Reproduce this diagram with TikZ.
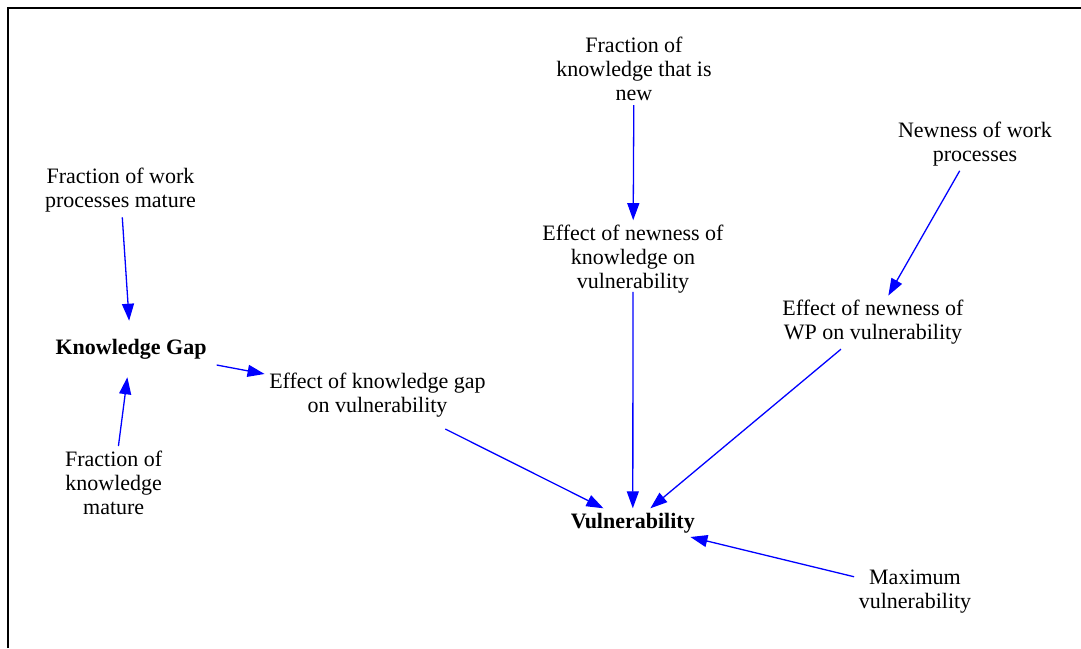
\documentclass[tikz,border=0pt]{standalone}
\usepackage{fontspec}
\setmainfont{Liberation Serif}
\usetikzlibrary{arrows.meta}
\tikzset{
  var/.style={align=center, inner sep=4.5pt, font=\fontsize{22}{24}\selectfont},
  keyvar/.style={var, font=\fontsize{22}{24}\selectfont\bfseries},
  link/.style={draw=blue, line width=1.3pt, -{Triangle[length=17pt,width=12pt]}, color=blue},
  frame/.style={line width=2pt, black}
}
\begin{document}
\begin{tikzpicture}[x=1pt,y=-1pt]
\useasboundingbox (0,0) rectangle (1081,648);
\draw[frame] (7.7,648) -- (7.7,7.7) -- (1081,7.7);

\node[var] (fkn) at (634,68.5) {Fraction of\\knowledge that is\\new};
\node[var] (enk) at (633,259) {Effect of newness of\\knowledge on\\vulnerability};
\node[var] (nwp) at (975,144) {Newness of work\\processes};
\node[var] (ewp) at (873,322.4) {Effect of newness of\\WP on vulnerability};
\node[var] (fwp) at (120.5,190.5) {Fraction of work\\processes mature};
\node[keyvar, inner xsep=10pt, inner ysep=18pt] (kg) at (131,349) {Knowledge Gap};
\node[var] (fkm) at (113.7,482.6) {Fraction of\\knowledge\\mature};
\node[var] (ekg) at (377.5,395) {Effect of knowledge gap\\on vulnerability};
\node[keyvar] (v) at (632.8,523) {Vulnerability};
\node[var] (mv) at (915,591.5) {Maximum\\vulnerability};

\draw[link] (fkn) -- (enk);
\draw[link] (fwp) -- (kg);
\draw[link] (fkm) -- (kg);
\draw[link] (kg) -- (ekg);
\draw[link] (nwp) -- (ewp);
\draw[link, shorten <=16pt] (ekg) -- (v);
\draw[link, shorten <=-6pt] (enk) -- (v);
\draw[link] (ewp) -- (v);
\draw[link, shorten >=-3pt] (mv) -- (v);
\end{tikzpicture}
\end{document}
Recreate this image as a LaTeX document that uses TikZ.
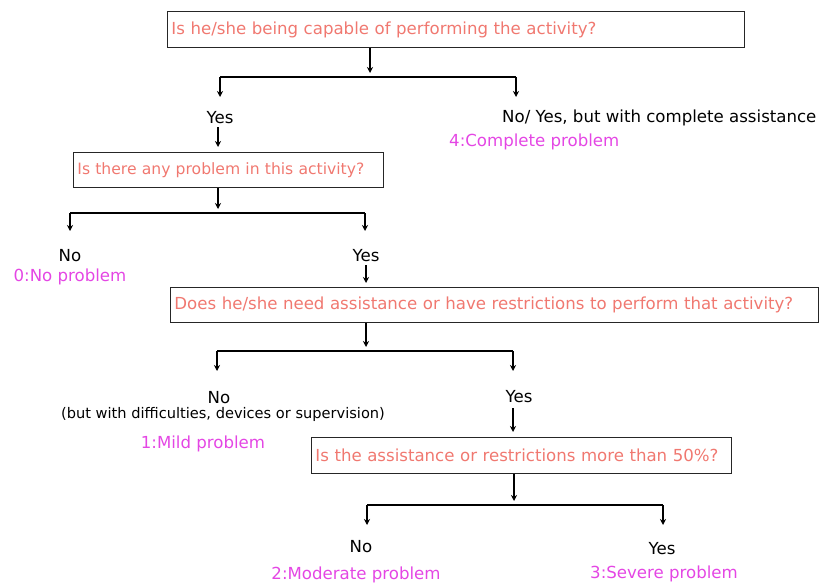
\documentclass[tikz,border=0pt]{standalone}
\usepackage{fontspec}
\setmainfont{DejaVu Sans}
\usetikzlibrary{arrows.meta, positioning}
\definecolor{qred}{RGB}{240,120,112}
\definecolor{gmag}{RGB}{228,70,228}
\tikzstyle{arrow} = [line width=1.7pt,-{Stealth[length=6pt,width=6pt]}]
\tikzstyle{branch} = [line width=1.7pt]
\tikzstyle{qbox} = [draw=black!85, line width=0.9pt, anchor=north west, inner sep=4pt, align=left, font=\fontsize{16.6}{18}\selectfont, text=qred, minimum height=36pt]
\tikzstyle{ans} = [font=\fontsize{16.6}{18}\selectfont, text=black, inner sep=1pt]
\tikzstyle{grade} = [font=\fontsize{16.6}{18}\selectfont, text=gmag, inner sep=1pt]

\begin{document}
\begin{tikzpicture}[x=1pt,y=-1pt]
\useasboundingbox (0,0) rectangle (826,583);

                    % Question 1
                    \node[qbox, text width=569pt] (q1) at (167,11) {Is he/she being capable of performing the activity?};
                    \coordinate (b1) at (370,77);
                    \coordinate (b1l) at (220,77);
                    \coordinate (b1r) at (516,77);
                    \node[ans] (yes1) at (220,118) {Yes};
                    \node[ans, anchor=west] (no1) at (501,118) {No/ Yes, but with complete assistance};
                    \node[grade, anchor=west] (g4) at (448,142) {4:Complete problem};
                    \draw[arrow, shorten >=4pt] (q1.south -| b1) -- (b1);
                    \draw[branch] (b1l) -- (b1r);
                    \draw[arrow] (b1l) -- ++(0,20);
                    \draw[arrow] (b1r) -- ++(0,20);

                    % Question 2
                    \node[qbox, text width=302pt, minimum height=35pt, font=\fontsize{15.6}{18}\selectfont] (q2) at (73,152) {\mbox{Is there any problem in this activity?}};
                    \draw[arrow, shorten <=2pt, shorten >=5pt] (yes1.south -| 218,0) -- (q2.north -| 218,0);
                    \coordinate (b2) at (218,213);
                    \coordinate (b2l) at (70,213);
                    \coordinate (b2r) at (365,213);
                    \node[ans] (no2) at (70,256) {No};
                    \node[grade] (g0) at (70,277) {0:No problem};
                    \node[ans] (yes2) at (366,256) {Yes};
                    \draw[arrow, shorten >=4pt] (q2.south -| b2) -- (b2);
                    \draw[branch] (b2l) -- (b2r);
                    \draw[arrow] (b2l) -- ++(0,18);
                    \draw[arrow] (b2r) -- ++(0,18);

                    % Question 3
                    \node[qbox, text width=640pt, minimum height=35pt] (q3) at (170,287) {Does he/she need assistance or have restrictions to perform that activity?};
                    \draw[arrow, shorten <=2pt, shorten >=4pt] (yes2.south) -- (yes2.south |- q3.north);
                    \coordinate (b3) at (366,351);
                    \coordinate (b3l) at (217,351);
                    \coordinate (b3r) at (513,351);
                    \node[ans] (no3) at (219,398) {No};
                    \node[ans, font=\fontsize{14.6}{16}\selectfont] (note3) at (223,414) {(but with difficulties, devices or supervision)};
                    \node[grade] (g1) at (203,444) {1:Mild problem};
                    \node[ans] (yes3) at (519,397) {Yes};
                    \draw[arrow, shorten >=4pt] (q3.south -| b3) -- (b3);
                    \draw[branch] (b3l) -- (b3r);
                    \draw[arrow] (b3l) -- ++(0,20);
                    \draw[arrow] (b3r) -- ++(0,20);

                    % Question 4
                    \node[qbox, text width=412pt] (q4) at (311,437) {Is the assistance or restrictions more than 50\%?};
                    \draw[arrow, shorten <=4pt, shorten >=5pt] (yes3.south -| 513,0) -- (q4.north -| 513,0);
                    \coordinate (b4) at (514,505);
                    \coordinate (b4l) at (367,505);
                    \coordinate (b4r) at (663,505);
                    \node[ans] (no4) at (361,547) {No};
                    \node[grade] (g2) at (356,575) {2:Moderate problem};
                    \node[ans] (yes4) at (662,549) {Yes};
                    \node[grade] (g3) at (664,574) {3:Severe problem};
                    \draw[arrow, shorten >=4pt] (q4.south -| b4) -- (b4);
                    \draw[branch] (b4l) -- (b4r);
                    \draw[arrow] (b4l) -- ++(0,20);
                    \draw[arrow] (b4r) -- ++(0,20);

\end{tikzpicture}
\end{document}
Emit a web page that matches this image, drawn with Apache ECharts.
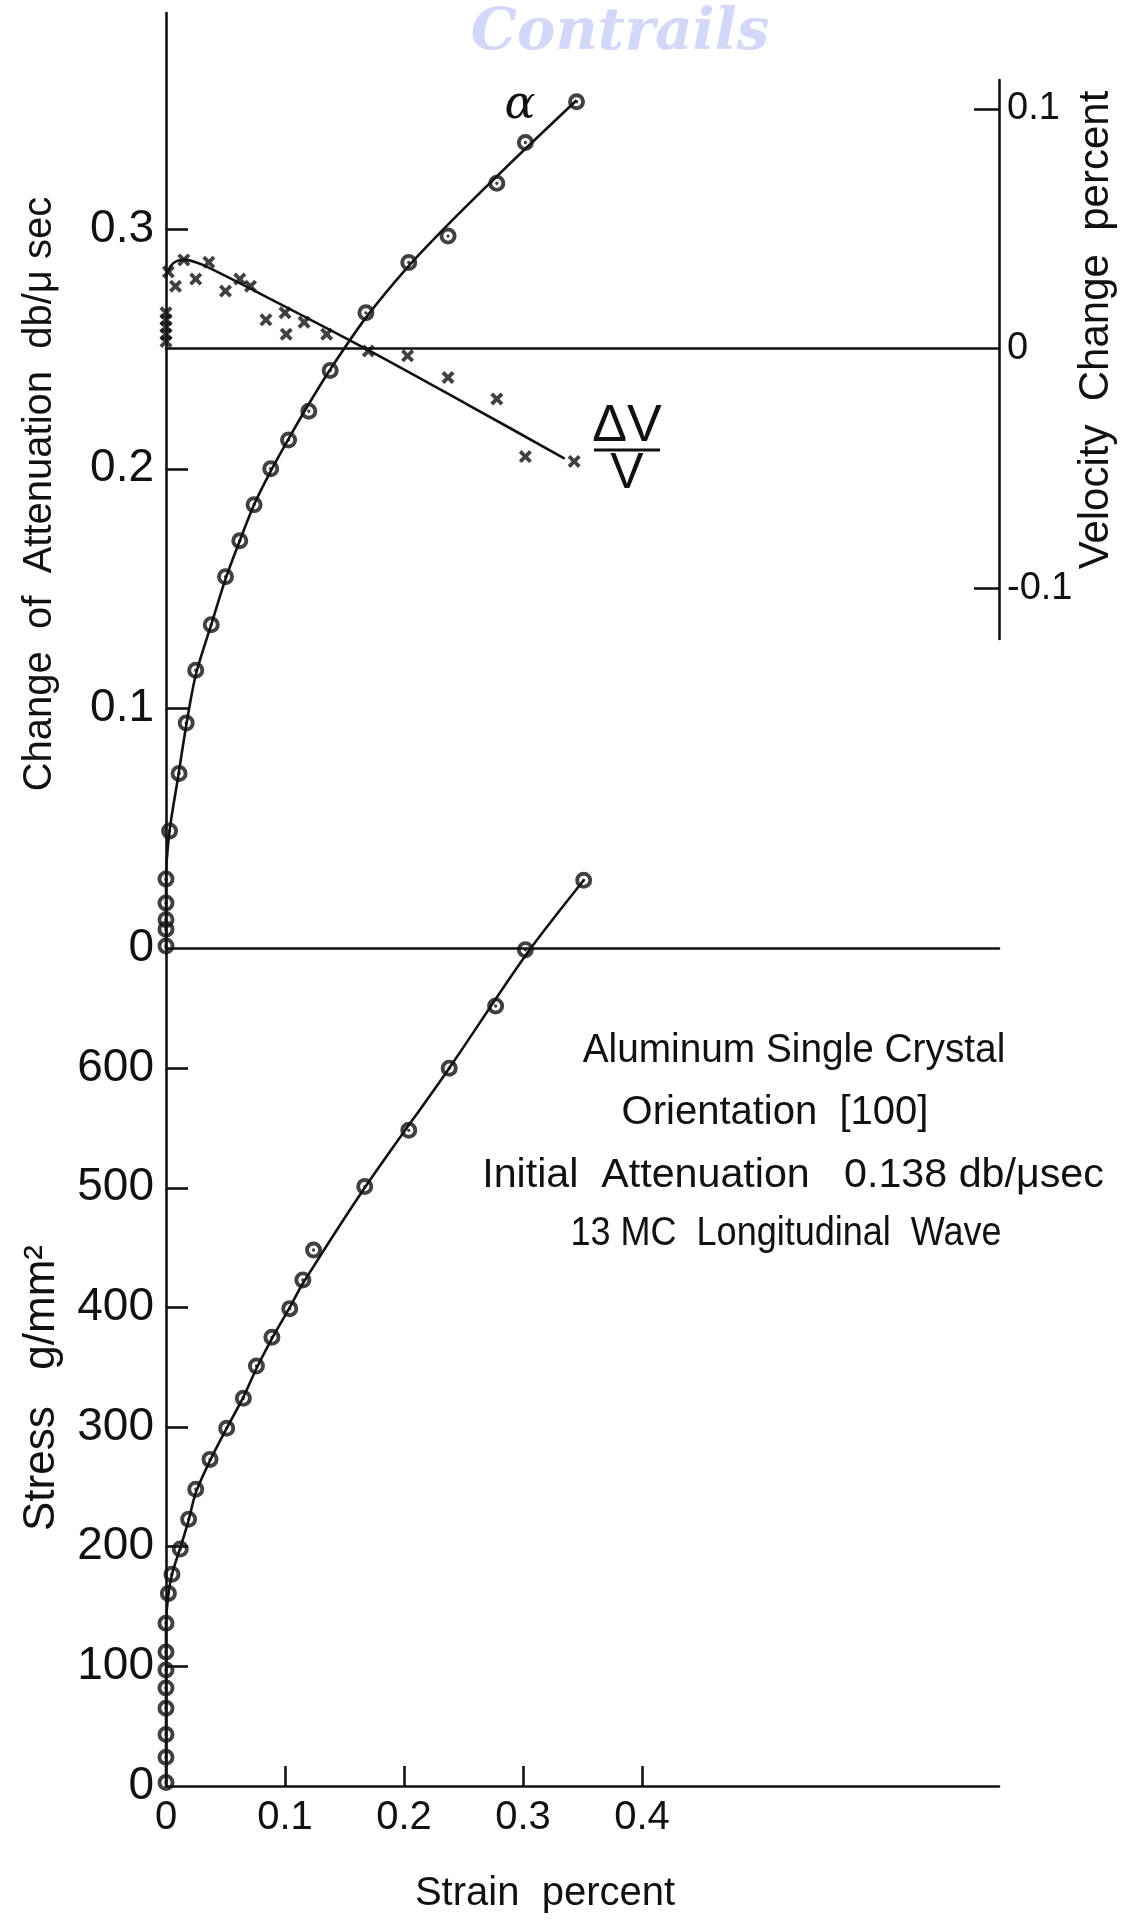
<!DOCTYPE html>
<html>
<head>
<meta charset="utf-8">
<title>Aluminum single crystal [100] - attenuation, velocity change and stress vs strain</title>
<script src="https://cdn.jsdelivr.net/npm/echarts@6.0.0/dist/echarts.min.js"></script>
<style>
  html, body { margin: 0; padding: 0; background: #fff; }
  #chart { width: 1121px; height: 1923px; }
</style>
</head>
<body>
<div id="chart"></div>
<script>
// values, strain in percent
var alphaStrain = [0, 0, 0, 0, 0, 0.003, 0.011, 0.017, 0.025, 0.038, 0.050, 0.062, 0.074, 0.088, 0.103, 0.120, 0.138, 0.168, 0.204, 0.237, 0.278, 0.302, 0.345];
var alphaAtten = [0.001, 0.008, 0.012, 0.019, 0.029, 0.049, 0.073, 0.094, 0.116, 0.135, 0.155, 0.170, 0.185, 0.200, 0.212, 0.224, 0.241, 0.265, 0.286, 0.297, 0.319, 0.336, 0.353];
// drawn curve through the circles
var alphaFitStrain = [0, 0, 0.003, 0.010, 0.017, 0.025, 0.038, 0.050, 0.062, 0.074, 0.088, 0.103, 0.120, 0.138, 0.168, 0.204, 0.237, 0.278, 0.302, 0.345];
var alphaFitAtten = [0, 0.029, 0.049, 0.071, 0.093, 0.114, 0.135, 0.154, 0.170, 0.185, 0.199, 0.2125, 0.227, 0.2414, 0.263, 0.2846, 0.3018, 0.3219, 0.3334, 0.3536];

// velocity change (percent), crosses
var dvStrain = [0, 0, 0, 0, 0, 0.002, 0.008, 0.015, 0.025, 0.036, 0.050, 0.062, 0.071, 0.084, 0.100, 0.101, 0.116, 0.135, 0.170, 0.203, 0.237, 0.278, 0.302, 0.343];
var dvValue = [0.003, 0.006, 0.009, 0.012, 0.015, 0.032, 0.026, 0.037, 0.029, 0.036, 0.024, 0.029, 0.026, 0.012, 0.015, 0.006, 0.011, 0.006, -0.001, -0.003, -0.012, -0.021, -0.045, -0.047];
// drawn curve through the crosses
var dvFitStrain = [0, 0.004, 0.009, 0.016, 0.025, 0.035, 0.071, 0.170, 0.253, 0.335];
var dvFitValue = [0.030, 0.0345, 0.0365, 0.037, 0.036, 0.034, 0.025, -0.0006, -0.0232, -0.0458];

// stress g/mm2
var stressStrain = [0, 0, 0, 0, 0, 0, 0, 0, 0.002, 0.005, 0.012, 0.019, 0.025, 0.037, 0.051, 0.065, 0.076, 0.089, 0.104, 0.115, 0.124, 0.167, 0.204, 0.238, 0.277, 0.302, 0.351];
var stressValue = [3, 24, 43, 65, 82, 97, 112, 136, 161, 177, 198, 223, 248, 273, 299, 324, 351, 375, 399, 423, 448, 501, 548, 600, 652, 699, 757];
var stressFitStrain = [0, 0, 0.002, 0.005, 0.012, 0.019, 0.025, 0.037, 0.051, 0.065, 0.076, 0.089, 0.104, 0.115, 0.167, 0.238, 0.302, 0.351];
var stressFitValue = [0, 135, 160, 177, 199, 222, 245, 272, 299, 325, 349, 374, 400, 420, 500, 600, 694, 757];

// ticks
var strainTicks = [0.1, 0.2, 0.3, 0.4];
var strainLabels = [0, 0.1, 0.2, 0.3, 0.4];
var attenTicks = [0.1, 0.2, 0.3];
var attenLabels = [0, 0.1, 0.2, 0.3];
var stressTicks = [100, 200, 300, 400, 500, 600];
var stressLabels = [0, 100, 200, 300, 400, 500, 600];
var velTicks = [-0.1, 0.1];
var velLabels = [-0.1, 0, 0.1];

var INK = '#111';
var FONT = 'Liberation Sans';

// circle with a dot in the middle, and a small bold cross
var ringDot = 'path://M10,0A10,10,0,1,1,10,20A10,10,0,1,1,10,0ZM10,4.6A5.4,5.4,0,1,0,10,15.4A5.4,5.4,0,1,0,10,4.6ZM10,8A2,2,0,1,1,10,12A2,2,0,1,1,10,8Z';
var crossMark = 'path://M0,2.5L2.5,0L6,3.5L9.5,0L12,2.5L8.5,6L12,9.5L9.5,12L6,8.5L2.5,12L0,9.5L3.5,6Z';

function pairs(xs, ys) {
    var out = [];
    for (var i = 0; i < xs.length; i++) {
        out.push([xs[i], ys[i]]);
    }
    return out;
}

function decimal(v) {
    return v === 0 ? '0' : v.toFixed(1);
}

function lineOf() {
    return { show: true, onZero: true, lineStyle: { color: INK, width: 2.6 } };
}

function plainX(gridIndex) {
    return {
        gridIndex: gridIndex, type: 'value', min: 0, max: 0.7,
        axisLine: lineOf(),
        axisTick: { show: false },
        axisLabel: { show: false },
        splitLine: { show: false }
    };
}

function textEl(x, y, text, size, extra) {
    var el = {
        type: 'text', x: x, y: y, silent: true,
        style: {
            text: text,
            font: size + 'px "' + FONT + '"',
            fill: INK,
            align: 'center', verticalAlign: 'middle',
            textAlign: 'center', textVerticalAlign: 'middle'
        }
    };
    if (extra) {
        for (var k in extra) el[k] = extra[k];
    }
    return el;
}

function fitLine(name, axis, xs, ys) {
    return {
        name: name, type: 'line', xAxisIndex: axis, yAxisIndex: axis,
        data: pairs(xs, ys),
        smooth: 0.3, clip: false, symbol: 'none',
        lineStyle: { color: INK, width: 2.6 }
    };
}

function marks(name, axis, xs, ys, symbol, size) {
    return {
        name: name, type: 'scatter', xAxisIndex: axis, yAxisIndex: axis,
        data: pairs(xs, ys),
        clip: false, symbol: symbol, symbolSize: size,
        itemStyle: { color: INK }
    };
}

var chart = echarts.init(document.getElementById('chart'), null, { renderer: 'canvas' });

var option = {
    animation: false,
    backgroundColor: '#fff',
    textStyle: { fontFamily: FONT, color: INK },
    grid: [
        { left: 166, top: 13, width: 833, height: 935.5, outerBoundsMode: 'none' },
        { left: 166, top: 948.5, width: 833, height: 837.5, outerBoundsMode: 'none' },
        { left: 166, top: 80, width: 833, height: 558.9, outerBoundsMode: 'none' }
    ],
    xAxis: [
        plainX(0),
        {
            gridIndex: 1, type: 'value', min: 0, max: 0.7,
            axisLine: lineOf(),
            axisTick: { show: true, inside: true, length: 20, lineStyle: { color: INK, width: 2.6 }, customValues: strainTicks },
            axisLabel: { customValues: strainLabels, margin: 12, fontSize: 40, fontFamily: FONT, color: INK, formatter: decimal },
            splitLine: { show: false }
        },
        plainX(2)
    ],
    yAxis: [
        {
            gridIndex: 0, type: 'value', min: 0, max: 0.39, position: 'left',
            axisLine: { show: true, onZero: false, lineStyle: { color: INK, width: 2.6 } },
            axisTick: { show: true, inside: true, length: 22, lineStyle: { color: INK, width: 2.6 }, customValues: attenTicks },
            axisLabel: { customValues: attenLabels, margin: 12, fontSize: 46, fontFamily: FONT, color: INK, formatter: decimal },
            splitLine: { show: false }
        },
        {
            gridIndex: 1, type: 'value', min: 0, max: 700, position: 'left',
            axisLine: { show: true, onZero: false, lineStyle: { color: INK, width: 2.6 } },
            axisTick: { show: true, inside: true, length: 22, lineStyle: { color: INK, width: 2.6 }, customValues: stressTicks },
            axisLabel: { customValues: stressLabels, margin: 12, fontSize: 46, fontFamily: FONT, color: INK },
            splitLine: { show: false }
        },
        {
            gridIndex: 2, type: 'value', min: -0.121, max: 0.112, position: 'right',
            axisLine: { show: true, onZero: false, lineStyle: { color: INK, width: 2.6 } },
            axisTick: { show: true, inside: true, length: 25, lineStyle: { color: INK, width: 2.6 }, customValues: velTicks },
            axisLabel: { customValues: velLabels, margin: 8, fontSize: 38, fontFamily: FONT, color: INK, formatter: decimal },
            splitLine: { show: false }
        }
    ],
    series: [
        fitLine('alpha fit', 0, alphaFitStrain, alphaFitAtten),
        marks('alpha', 0, alphaStrain, alphaAtten, ringDot, 17),
        fitLine('dV/V fit', 2, dvFitStrain, dvFitValue),
        marks('dV/V', 2, dvStrain, dvValue, crossMark, 13),
        fitLine('stress fit', 1, stressFitStrain, stressFitValue),
        marks('stress', 1, stressStrain, stressValue, ringDot, 17)
    ],
    graphic: [
        // scan watermark
        {
            type: 'text', x: 620, y: 34, silent: true,
            style: {
                text: 'Contrails', font: 'italic bold 58px "DejaVu Serif"',
                fill: 'rgba(150,160,238,0.42)',
                align: 'center', verticalAlign: 'middle', textAlign: 'center', textVerticalAlign: 'middle'
            }
        },
        textEl(40, 494, 'Change  of  Attenuation  db/\u03bc sec', 40, { rotation: Math.PI / 2 }),
        textEl(42, 1388, 'Stress   g/mm\u00b2', 44, { rotation: Math.PI / 2 }),
        textEl(1096, 330, 'Velocity  Change  percent', 42, { rotation: Math.PI / 2 }),
        textEl(545, 1894, 'Strain  percent', 40),
        {
            type: 'text', x: 520, y: 106, silent: true,
            style: {
                text: '\u03b1', font: 'italic 46px "DejaVu Serif"', fill: INK,
                align: 'center', verticalAlign: 'middle', textAlign: 'center', textVerticalAlign: 'middle'
            }
        },
        textEl(627, 427, '\u0394V', 52),
        { type: 'line', silent: true, shape: { x1: 594, y1: 450, x2: 660, y2: 450 }, style: { stroke: INK, lineWidth: 3 } },
        textEl(627, 474, 'V', 50),
        textEl(794, 1051, 'Aluminum Single Crystal', 40, { scaleX: 0.97 }),
        textEl(775, 1113, 'Orientation  [100]', 40),
        textEl(793, 1176, 'Initial  Attenuation   0.138 db/\u03bcsec', 40, { scaleX: 1.03 }),
        textEl(786, 1234, '13 MC  Longitudinal  Wave', 40, { scaleX: 0.9 })
    ]
};

chart.setOption(option);
</script>
</body>
</html>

• _GIVEN REQUEST_:
Write out an exact copy of the listing, first line through the line containing "(7.7,7.7) -- (1081,7.7);", with the pictures left out.

• _PROBLEM SOLUTION_:
Reproduce this diagram with TikZ.
\documentclass[tikz,border=0pt]{standalone}
\usepackage{fontspec}
\setmainfont{Liberation Serif}
\usetikzlibrary{arrows.meta}
\tikzset{
  var/.style={align=center, inner sep=4.5pt, font=\fontsize{22}{24}\selectfont},
  keyvar/.style={var, font=\fontsize{22}{24}\selectfont\bfseries},
  link/.style={draw=blue, line width=1.3pt, -{Triangle[length=17pt,width=12pt]}, color=blue},
  frame/.style={line width=2pt, black}
}
\begin{document}
\begin{tikzpicture}[x=1pt,y=-1pt]
\useasboundingbox (0,0) rectangle (1081,648);
\draw[frame] (7.7,648) -- (7.7,7.7) -- (1081,7.7);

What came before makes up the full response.